I was driving to a nearby Home Depot to get curbside pickup of a new work table early this morning. On the way I started listening to Bloomberg Radio, something I almost always regret. Just shows everyone finds bad habits hard to break.

I heard an interview with an equity strategist from Credit Suisse, who had been very bearish all the way up from the March lows and who has just turned bullish. One tried-and-true Wall Street saying is that the bear market isn’t over until the last bull capitulates. This could be the analogue–the last bear turning bullish. The idea behind the last bull is that after him there’s no one left to create more selling.
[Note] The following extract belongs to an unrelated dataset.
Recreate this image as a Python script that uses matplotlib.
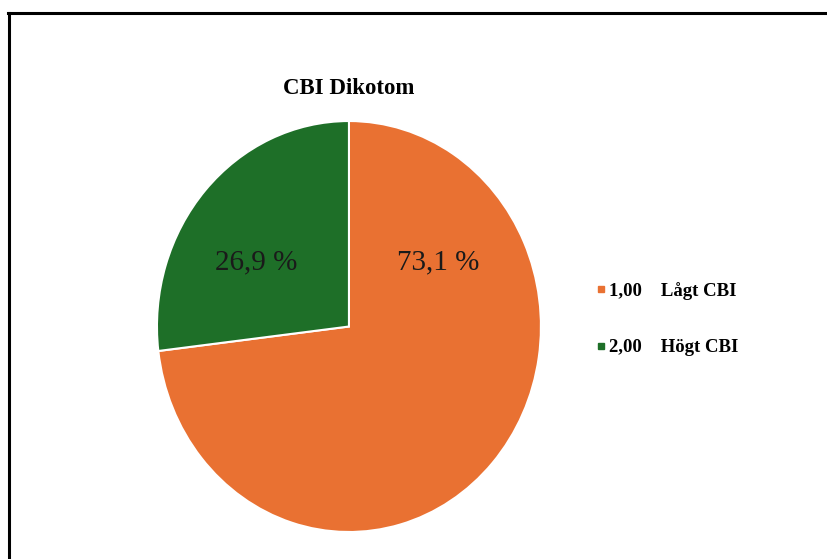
import matplotlib.pyplot as plt
from matplotlib.lines import Line2D

# CBI split into two groups
categories = ["1,00", "2,00"]
category_names = ["Lågt CBI", "Högt CBI"]
shares = [73.1, 26.9]
colors = ["#E97132", "#1E6F28"]

plt.rcParams['font.family'] = ['Liberation Serif', 'DejaVu Serif']

fig = plt.figure(figsize=(8.27, 5.59), dpi=100)
ax = fig.add_axes([0.1898, 0.0483, 0.4643, 0.7352])

wedges, _ = ax.pie(shares, colors=colors, startangle=90, counterclock=False,
                   wedgeprops=dict(edgecolor='white', linewidth=1.5))
ax.set_aspect('auto')
ax.set_xlim(-1, 1)
ax.set_ylim(-1, 1)
ax.axis('off')

# percentage labels inside the wedges
label_pos = [(0.463, 0.31), (-0.484, 0.31)]
for val, (x, y) in zip(shares, label_pos):
    ax.text(x, y, f"{val:.1f}".replace('.', ',') + " %", ha='center', va='center',
            fontsize=21, color='#1a1a1a')

fig.text(349 / 827, 1 - 88.5 / 559, "CBI Dikotom", ha='center', va='center',
         fontsize=16.5, fontweight='bold')

handles = [Line2D([], [], marker='s', linestyle='', markersize=5,
                  markerfacecolor=c, markeredgecolor=c) for c in colors]
labels = [f"{c}    {n}" for c, n in zip(categories, category_names)]
fig.legend(handles, labels, loc='center left', bbox_to_anchor=(578 / 827, 1 - 319 / 559),
           frameon=False, handlelength=0.6, handletextpad=0.15, labelspacing=2.1,
           prop=dict(size=13.5, weight='bold'))

# outer frame (top and left edges)
fig.add_artist(Line2D([8 / 827, 1], [1 - 13 / 559] * 2, color='black', linewidth=2.2,
                      transform=fig.transFigure))
fig.add_artist(Line2D([9 / 827] * 2, [0, 1 - 13 / 559], color='black', linewidth=2.2,
                      transform=fig.transFigure))

fig.savefig("out.png", dpi=100)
In today’s case, it’s that all of the possible fresh cash is finally coming out of hibernation.

At the same time, though “bullish,” this strategist thinks the stock market only has 3% upside. Overall, very weird. Despite that, the last bear throwing in the towel should give us pause.
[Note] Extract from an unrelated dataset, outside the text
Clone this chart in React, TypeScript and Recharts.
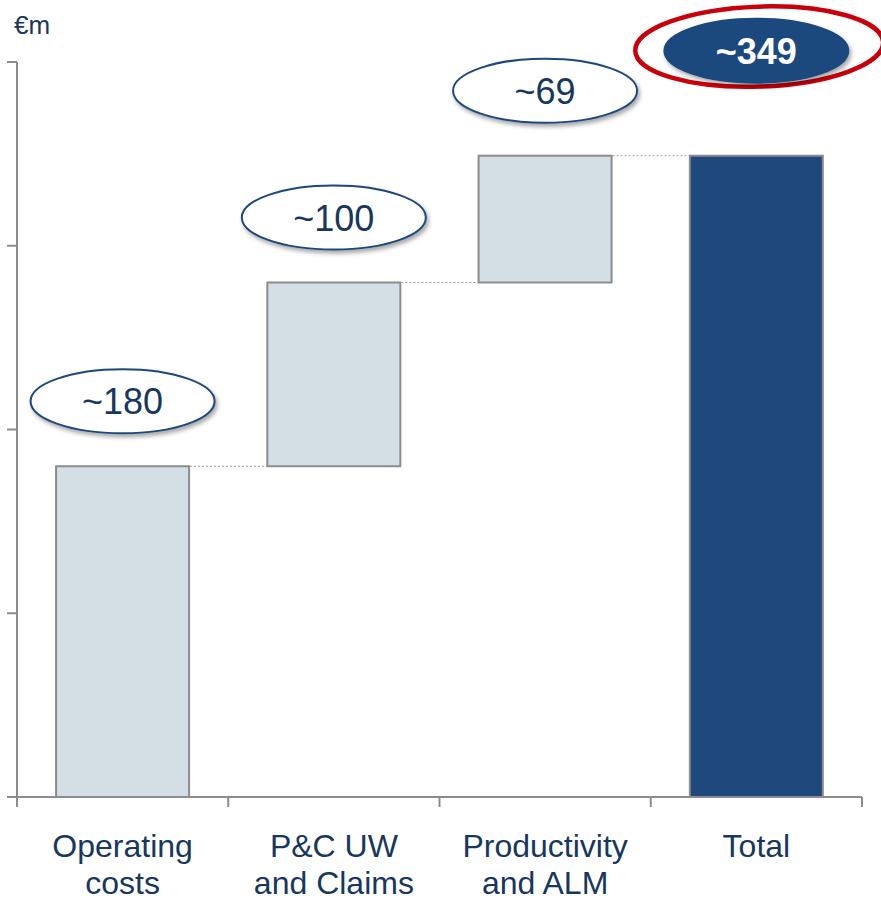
import { Bar, BarChart, LabelList, XAxis, YAxis } from "recharts";

const categories = ["Operating costs", "P&C UW and Claims", "Productivity and ALM", "Total"];
const labelLines = [["Operating", "costs"], ["P&C UW", "and Claims"], ["Productivity", "and ALM"], ["Total"]];
const bases = [0, 180, 280, 0];
const values = [180, 100, 69, 349];
const bubbleLabels = ["~180", "~100", "~69", "~349"];
const yTicks = [0, 100, 200, 300, 400];

const rows = categories.map((name, i) => ({
  name,
  base: bases[i],
  value: values[i],
  bubble: bubbleLabels[i],
}));

const W = 881;
const H = 900;
const margin = { top: 62, right: 19, left: 0, bottom: 0 };
const Y_AXIS_W = 17;
const X_AXIS_H = 103;
const band = (W - Y_AXIS_W - margin.right) / categories.length;
const FONT = "'Liberation Sans', Arial, sans-serif";
const NAVY = "#1F497D";
const TEXT = "#17375E";
const GREY = "#8C8C8C";
const lastIndex = categories.length - 1;

function WaterfallBar(props: any) {
  const { x, y, width, height, index } = props;
  const isTotal = index === lastIndex;
  return (
    <g>
      <rect
        x={x}
        y={y}
        width={width}
        height={height}
        fill={isTotal ? NAVY : "#D3DFE5"}
        stroke={GREY}
        strokeWidth={2}
      />
      {index < lastIndex && (
        <line
          x1={x + width + 1}
          x2={x + band - 1}
          y1={y}
          y2={y}
          stroke="#9A9A9A"
          strokeWidth={1}
          strokeDasharray="2 2"
        />
      )}
    </g>
  );
}

function Bubble(props: any) {
  const { x, y, width, value, index } = props;
  const isTotal = index === lastIndex;
  const cx = x + width / 2;
  const cy = isTotal ? y - 105 : y - 65;
  return (
    <g>
      {isTotal && (
        <ellipse
          cx={cx + 3}
          cy={cy - 4}
          rx={124}
          ry={40}
          fill="none"
          stroke="#C8000A"
          strokeWidth={4.5}
          transform={`rotate(-2 ${cx} ${cy})`}
        />
      )}
      <ellipse
        cx={cx}
        cy={cy}
        rx={92}
        ry={32}
        fill={isTotal ? NAVY : "#FFFFFF"}
        stroke={NAVY}
        strokeWidth={2}
        filter="url(#bubbleShadow)"
      />
      <text
        x={cx}
        y={cy + 13}
        textAnchor="middle"
        fontFamily={FONT}
        fontSize={36}
        fontWeight={isTotal ? "bold" : "normal"}
        fill={isTotal ? "#FFFFFF" : TEXT}
      >
        {value}
      </text>
    </g>
  );
}

// category label plus the boundary tick marks between categories
function CategoryTick(props: any) {
  const { x, y, index } = props;
  const lines = labelLines[index] || [];
  const left = x - band / 2;
  const right = x + band / 2;
  return (
    <g>
      <line x1={left} x2={left} y1={y} y2={y + 10} stroke={GREY} strokeWidth={2} />
      {index === lastIndex && (
        <line x1={right} x2={right} y1={y} y2={y + 10} stroke={GREY} strokeWidth={2} />
      )}
      {lines.map((line, i) => (
        <text
          key={i}
          x={x}
          y={y + 60 + i * 37}
          textAnchor="middle"
          fontFamily={FONT}
          fontSize={32}
          fill={TEXT}
        >
          {line}
        </text>
      ))}
    </g>
  );
}

const emptyTick = () => <g />;

export default function App() {
  return (
    <div style={{ position: "absolute", left: 0, top: 0, width: W, height: H, background: "#fff" }}>
      <svg width={0} height={0} style={{ position: "absolute" }}>
        <defs>
          <filter id="bubbleShadow" x="-20%" y="-30%" width="140%" height="170%">
            <feDropShadow dx={2} dy={3} stdDeviation={2} floodColor="#000" floodOpacity={0.35} />
          </filter>
        </defs>
      </svg>
      <div
        style={{
          position: "absolute",
          left: 14,
          top: 10,
          fontFamily: FONT,
          fontSize: 26,
          color: TEXT,
        }}
      >
        €m
      </div>
      <BarChart width={W} height={H} data={rows} margin={margin} barCategoryGap="18.5%">
        <XAxis
          dataKey="name"
          height={X_AXIS_H}
          stroke={GREY}
          strokeWidth={2}
          tickLine={false}
          tickSize={0}
          tickMargin={0}
          interval={0}
          tick={<CategoryTick />}
        />
        <YAxis
          width={Y_AXIS_W}
          domain={[0, 400]}
          ticks={yTicks}
          tickSize={10}
          tick={emptyTick}
          stroke={GREY}
          strokeWidth={2}
        />
        <Bar dataKey="base" stackId="w" fill="transparent" isAnimationActive={false} />
        <Bar dataKey="value" stackId="w" shape={WaterfallBar} isAnimationActive={false}>
          <LabelList dataKey="bubble" content={Bubble} />
        </Bar>
      </BarChart>
    </div>
  );
}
Last night, I read an article that points out the very large performance differential between the NASDAQ and the Dow. Now, a hard-and-fast rule for me is that anyone who uses the Dow as a yardstick for evaluating equities shows, just from that fact, that he knows nothing about stocks. In that sense, then, the Dow has a strange sort of usefulness.

My observation is that even Dow worshipers have noticed the huge performance gap between innovative companies that serve the world and very mature firms that are closely tied to US GDP. Yet, a counter-trend rally seems unable to gather any steam. How is this possible? My answer is that the White House continues to surprise, in finding new ways to damage the domestic economy. Whether that’s the reason or not, the question is worth thinking through.

margin calls

When I looked at my Fidelity account this morning I saw two odd things:  a simplified interface, and a message sent to everyone with a margin account (my wife and my joint account with Fidelity is a margin account, although we don’t trade on margin).  The message was essentially a warning to be on the alert for potential margin calls.

I’ve never seen this before.  A caveat:  until I retired at the end of 2006 all the family money was in the mutual funds I was managing, in whatever vehicle my employer required.  Still, I didn’t see this in 2008-09.

Two conclusions:

–Fidelity is anticipating/seeing volume increases that are testing the limits of its software (probably mostly an issue of private-company-esque aversion to spending on software infrastructure)

–more interesting, aggregate equity in the accounts of its margin customers must be dangerously (for the customers) low.  Margin-driven selloffs are typically ugly–and very often mark a market bottom.  Here’s why:

margin trading

In its simplest form, a market participant establishes a margin portfolio by investing some of his own money and borrowing the rest from his broker.  He pays interest on the margin loan (Fidelity charges 5% – 9%+, depending on the amount) but all of the gains/losses from the stocks go to him.  The client does relinquish some control over the account to the broker.  In particular, the broker has the right to liquidate some/all of the portfolio, and use the proceeds to repay the loan, if the portfolio value minus the loan value falls below specified levels.

Before liquidating, the broker tells the client what is going to happen and gives him a short period of time to put enough new money (securities or cash) into the account to get the equity above the minimum amount.  This is a margin call.

If the client doesn’t meet the call, the broker begins to sell.  The broker has only one aim–not to get the best price for the client but to convert securities to cash as fast as possible.  Of course, potential buyers quickly figure out what’s going on and withdraw their bids.  Carnage ensues.

That’s what Fidelity was saying we’re on the cusp of this morning.

There are some very shrewd and successful margin traders.  Around the world, though, retail margin traders are regarded as the ultimate dumb money.  That’s why seeing forced selling from these portfolios is typically seen as a very positive sign for stocks.